这代人的热情-MapReduce的工作原理学习(一)
本文仅作为我的学习笔记。保存在我的博客,加入了一些我自己的理解,便于我自己区分,错误是肯定存在,请留言联系我,我会第一时间改正。
mapreduce为什么被淘汰了?
我从不会赞同某一编程语言或编程框架会被完全淘汰。虽然程序过时了,但是这样的思想还会继续影响着我们。
1. 什么是MapReduce
具体可以看官方介绍,或是Hadoop集群(第6期)_WordCount运行详解中的1、MapReduce理论简介->1.1 MapReduce编程模型,我因为这开始只是我的笔记,所以搬运了。还参考了Hadoop开发--MapReduce编程--示例代码(九)。
MapReduce Tutorial
MapReduce是一个处理流程,把对大规模数据集的操作,分发给一个主节点管理下的各个分节点共同完成,然后通过整合各个节点的中间结果,得到最终结果。更简单的描述就是,MapReduce把原本复杂的计算,分给了下面的各个结点完成。这么说来好像步骤很少,似乎也不是很复杂,但是如果仔细思考就会知道,你自己光是处理每个节点的数据协调就是很费时的事,更不要提再加上各种状态汇报、心跳汇报。而MapReduce就可以让我们不去考虑上面提到的费事的工作,让开发人员专心进行数据的处理,那么又怎么实现?主要是由两个步骤(阶段,流程)组成,分别是:Map和Reduce。
1.1. map()和reduce()
如果只是为了实现简单的分布式计算,也可以理解为实现map()和reduce()两个函数。处理的流程大概是什么样子的?

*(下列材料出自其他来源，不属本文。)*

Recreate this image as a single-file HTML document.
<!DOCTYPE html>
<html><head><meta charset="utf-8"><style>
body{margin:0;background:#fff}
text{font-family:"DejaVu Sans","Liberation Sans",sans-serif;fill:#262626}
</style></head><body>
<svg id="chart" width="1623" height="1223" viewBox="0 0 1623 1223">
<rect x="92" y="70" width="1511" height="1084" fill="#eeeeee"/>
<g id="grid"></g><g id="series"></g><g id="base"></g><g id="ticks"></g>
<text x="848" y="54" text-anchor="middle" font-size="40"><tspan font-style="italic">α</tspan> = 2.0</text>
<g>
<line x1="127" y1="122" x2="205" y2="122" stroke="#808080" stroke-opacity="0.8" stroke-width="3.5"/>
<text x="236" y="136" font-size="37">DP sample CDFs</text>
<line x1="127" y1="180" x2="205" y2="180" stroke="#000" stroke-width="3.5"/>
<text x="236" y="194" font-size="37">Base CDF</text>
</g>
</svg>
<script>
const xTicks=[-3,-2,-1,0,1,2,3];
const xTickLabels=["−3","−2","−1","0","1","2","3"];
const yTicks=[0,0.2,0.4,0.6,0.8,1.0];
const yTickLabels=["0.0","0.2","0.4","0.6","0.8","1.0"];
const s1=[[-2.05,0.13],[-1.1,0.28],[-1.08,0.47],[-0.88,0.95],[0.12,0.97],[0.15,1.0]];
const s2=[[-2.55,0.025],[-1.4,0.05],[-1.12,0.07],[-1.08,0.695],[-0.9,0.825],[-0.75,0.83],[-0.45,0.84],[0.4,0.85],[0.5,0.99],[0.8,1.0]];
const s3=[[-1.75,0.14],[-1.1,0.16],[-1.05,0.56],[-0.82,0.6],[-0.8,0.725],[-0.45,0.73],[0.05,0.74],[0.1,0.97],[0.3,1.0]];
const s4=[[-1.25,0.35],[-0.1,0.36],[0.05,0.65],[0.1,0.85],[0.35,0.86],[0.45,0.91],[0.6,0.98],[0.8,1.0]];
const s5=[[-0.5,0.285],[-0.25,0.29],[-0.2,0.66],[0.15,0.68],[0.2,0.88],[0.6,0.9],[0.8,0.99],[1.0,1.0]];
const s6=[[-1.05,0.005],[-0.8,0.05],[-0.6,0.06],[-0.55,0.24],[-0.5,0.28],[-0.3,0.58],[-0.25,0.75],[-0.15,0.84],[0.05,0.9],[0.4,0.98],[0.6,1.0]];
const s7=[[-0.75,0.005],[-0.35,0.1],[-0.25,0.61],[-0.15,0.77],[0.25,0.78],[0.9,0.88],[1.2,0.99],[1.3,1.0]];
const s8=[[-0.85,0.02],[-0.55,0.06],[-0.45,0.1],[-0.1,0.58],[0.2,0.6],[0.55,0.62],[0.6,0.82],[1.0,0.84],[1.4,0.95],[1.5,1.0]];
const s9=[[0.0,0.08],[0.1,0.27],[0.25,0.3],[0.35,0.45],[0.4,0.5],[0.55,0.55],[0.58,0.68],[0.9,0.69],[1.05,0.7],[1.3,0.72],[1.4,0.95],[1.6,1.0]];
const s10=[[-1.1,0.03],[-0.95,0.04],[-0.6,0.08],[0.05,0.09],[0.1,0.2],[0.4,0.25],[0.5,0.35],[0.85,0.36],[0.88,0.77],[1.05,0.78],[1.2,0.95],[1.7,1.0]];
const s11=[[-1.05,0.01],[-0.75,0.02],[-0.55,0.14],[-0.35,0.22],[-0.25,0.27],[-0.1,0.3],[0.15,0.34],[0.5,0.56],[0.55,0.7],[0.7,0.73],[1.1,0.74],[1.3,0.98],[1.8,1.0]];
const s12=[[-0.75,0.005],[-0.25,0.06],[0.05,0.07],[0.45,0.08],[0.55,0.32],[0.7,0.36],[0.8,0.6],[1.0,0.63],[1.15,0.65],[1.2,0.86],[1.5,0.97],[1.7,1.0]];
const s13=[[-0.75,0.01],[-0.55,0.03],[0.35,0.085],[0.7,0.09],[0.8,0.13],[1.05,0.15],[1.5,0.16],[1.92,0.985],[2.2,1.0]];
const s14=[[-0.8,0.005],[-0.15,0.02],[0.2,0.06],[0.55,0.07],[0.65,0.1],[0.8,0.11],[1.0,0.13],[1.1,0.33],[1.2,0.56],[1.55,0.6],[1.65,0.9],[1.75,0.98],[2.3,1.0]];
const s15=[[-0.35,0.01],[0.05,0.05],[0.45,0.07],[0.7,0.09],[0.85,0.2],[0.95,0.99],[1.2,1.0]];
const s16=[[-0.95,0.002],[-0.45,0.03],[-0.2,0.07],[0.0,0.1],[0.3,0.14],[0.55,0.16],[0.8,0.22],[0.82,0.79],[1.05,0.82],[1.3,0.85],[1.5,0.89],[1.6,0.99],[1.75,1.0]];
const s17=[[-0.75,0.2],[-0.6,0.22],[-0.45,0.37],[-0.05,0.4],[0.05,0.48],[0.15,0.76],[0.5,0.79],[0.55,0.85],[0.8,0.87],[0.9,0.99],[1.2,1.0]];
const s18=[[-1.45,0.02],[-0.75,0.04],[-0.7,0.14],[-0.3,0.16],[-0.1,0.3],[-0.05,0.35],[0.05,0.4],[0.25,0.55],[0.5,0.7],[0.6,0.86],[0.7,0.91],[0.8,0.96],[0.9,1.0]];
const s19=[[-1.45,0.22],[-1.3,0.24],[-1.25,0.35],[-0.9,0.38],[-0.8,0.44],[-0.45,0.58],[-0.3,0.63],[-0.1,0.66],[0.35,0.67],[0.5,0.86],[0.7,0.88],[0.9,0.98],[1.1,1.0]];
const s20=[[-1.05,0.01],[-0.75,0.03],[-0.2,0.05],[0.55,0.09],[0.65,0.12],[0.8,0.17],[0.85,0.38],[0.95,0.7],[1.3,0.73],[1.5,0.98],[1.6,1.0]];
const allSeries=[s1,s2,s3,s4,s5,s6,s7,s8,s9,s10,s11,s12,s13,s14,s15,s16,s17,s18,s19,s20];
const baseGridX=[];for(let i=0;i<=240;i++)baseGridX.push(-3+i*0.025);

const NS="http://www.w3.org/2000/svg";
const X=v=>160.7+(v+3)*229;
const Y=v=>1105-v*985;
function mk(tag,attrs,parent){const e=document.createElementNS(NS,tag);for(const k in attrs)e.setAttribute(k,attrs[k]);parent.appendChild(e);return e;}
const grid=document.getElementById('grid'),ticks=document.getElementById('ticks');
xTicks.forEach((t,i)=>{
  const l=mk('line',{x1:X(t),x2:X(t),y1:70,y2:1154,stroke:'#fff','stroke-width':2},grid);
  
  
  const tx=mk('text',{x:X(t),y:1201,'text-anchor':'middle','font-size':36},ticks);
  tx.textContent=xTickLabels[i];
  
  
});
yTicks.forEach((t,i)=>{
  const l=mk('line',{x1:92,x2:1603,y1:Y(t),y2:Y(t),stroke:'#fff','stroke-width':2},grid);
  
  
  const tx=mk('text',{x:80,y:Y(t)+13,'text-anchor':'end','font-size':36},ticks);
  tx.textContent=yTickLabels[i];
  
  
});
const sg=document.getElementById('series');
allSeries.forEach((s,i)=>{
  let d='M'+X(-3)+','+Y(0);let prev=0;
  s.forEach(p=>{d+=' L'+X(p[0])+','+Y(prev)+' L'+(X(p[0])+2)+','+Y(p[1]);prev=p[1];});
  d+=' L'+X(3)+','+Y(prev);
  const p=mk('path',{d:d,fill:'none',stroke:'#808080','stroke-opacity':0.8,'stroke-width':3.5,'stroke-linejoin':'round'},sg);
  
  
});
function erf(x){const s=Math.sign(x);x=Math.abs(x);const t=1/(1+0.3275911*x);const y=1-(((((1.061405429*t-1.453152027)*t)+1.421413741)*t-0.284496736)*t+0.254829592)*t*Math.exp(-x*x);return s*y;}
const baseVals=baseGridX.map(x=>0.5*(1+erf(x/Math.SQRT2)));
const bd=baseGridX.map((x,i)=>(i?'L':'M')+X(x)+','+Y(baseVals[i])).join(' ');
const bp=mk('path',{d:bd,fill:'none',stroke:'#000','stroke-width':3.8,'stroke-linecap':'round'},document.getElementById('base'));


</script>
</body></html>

额外说一下,MapReduce作为Hadoop的一部分,于是他的储存系统就是HDFS。其运算过程中的数据等会保存到HDFS上。
从这个图的最下方开始看,左边是输入,右边是输出的结果。从左往右看,传入map()和reduce()两个函数的形参是key、value对,表示输入进入处理流程的信息,每一个流程的数据(键值对)为了便于区分,都取了名字。我在一些博客上看到,贴切的称为取小名。
阶段 | 输入键值对 | 输出键值对 |
---|---|---|
Map | <K1,V1> | <K2,V2> |
Reduce | <K2,{V2}> | <K3,V3> |
这基本上就相当于,如果有人问到<K3,V3>是什么时候的数据啊?就是Reduce阶段,输出数据的键值对。
下面的内容照抄了:Mapreduce 原理及程序分析
Map
1.1 读取输入文件(HDFS)内容,解析成key1、value1对。对输入文件的每一行,解析成key、value对。每一个键值对调用一次map函数。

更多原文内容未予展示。